大切なのは、あくまでも違う角度・視点・診立てで、病・症状を治してゆくというところに中医学(東洋医学)の意味合いがございます。

 

当院の具体的なお手当てとしては、まず、普段の生活状況を伺う詳細な問診や、舌の色や形などを見る舌診などを行い、中医学(東洋医学)の考えによる病状の起因診断を行います。これは、体内バランスの失調をさぐり見つけ出すために必要な診察です。この診察を踏まえたうえで、その失調をツボ刺激で調整し、元の良い(元気な)状態へ戻すことが本来の治療のあり方です。

又、ツボにはそれぞれに作用があり、更にツボを組み合わせることで、その効果 をより発揮させる事が出来ます。

 

しかしながら、どこの鍼灸院でもこの様な考えで治療をおこなっているわけではありません。
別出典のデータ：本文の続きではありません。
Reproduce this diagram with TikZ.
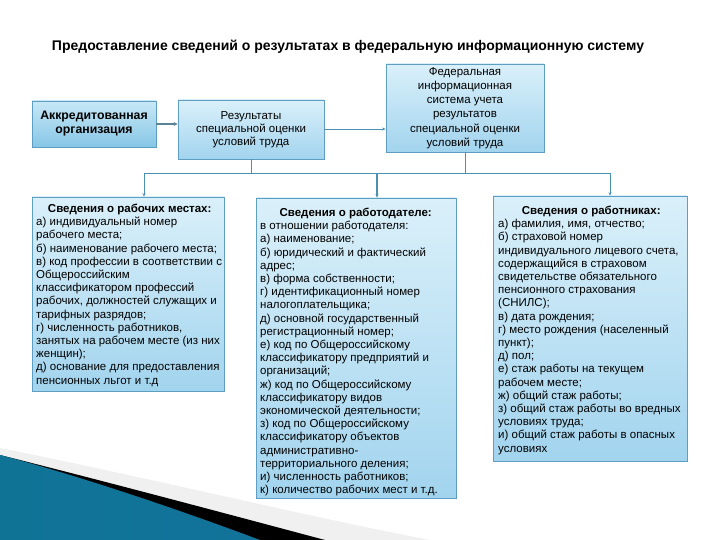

一般 的には局所的な治療を行なっている所が多いかと思います。

 

さて、もう一点お伝えしたいことが御座います。

当院では過去に東洋医学の受診の機会を失った方々を存じ上げています。

それは東洋医学に関して詳しい知識と治療理論を存じ上げない先生方にアドバイスを受けたからであります。

この様な方々に、「針灸治療を受けていれば・・・」と思うことがありました。

特に下記の疾患は早めに受診をされると良いです。

顔面麻痺・突発性難聴・帯状疱疹・肩関節周囲炎(五十肩)

急性腰痛(ぎっくり腰)・寝違い・発熱症状・逆子

その他、月経不順・月経痛・更年期障害・不妊・欠乳

アレルギー性鼻炎・アトピー性皮膚炎、など

これらの疾患はほんの一例です。

疾患によっては、薬だけの服用治療よりも、針灸治療を併用することにより 一層症状が早く改善されて行きます。

針灸治療はやはり経験のある専門家にご相談された方が良いと思います。

 

当院は決して医療評論家では御座いませんが、世の中で東洋医学にまつわる実際に起きている事を一人でも多くの方々に知って頂きたいと願っております。

 

少しでも多くの方に本当の中医鍼灸をご理解して頂き、お体のために役立てていただければ幸に思います。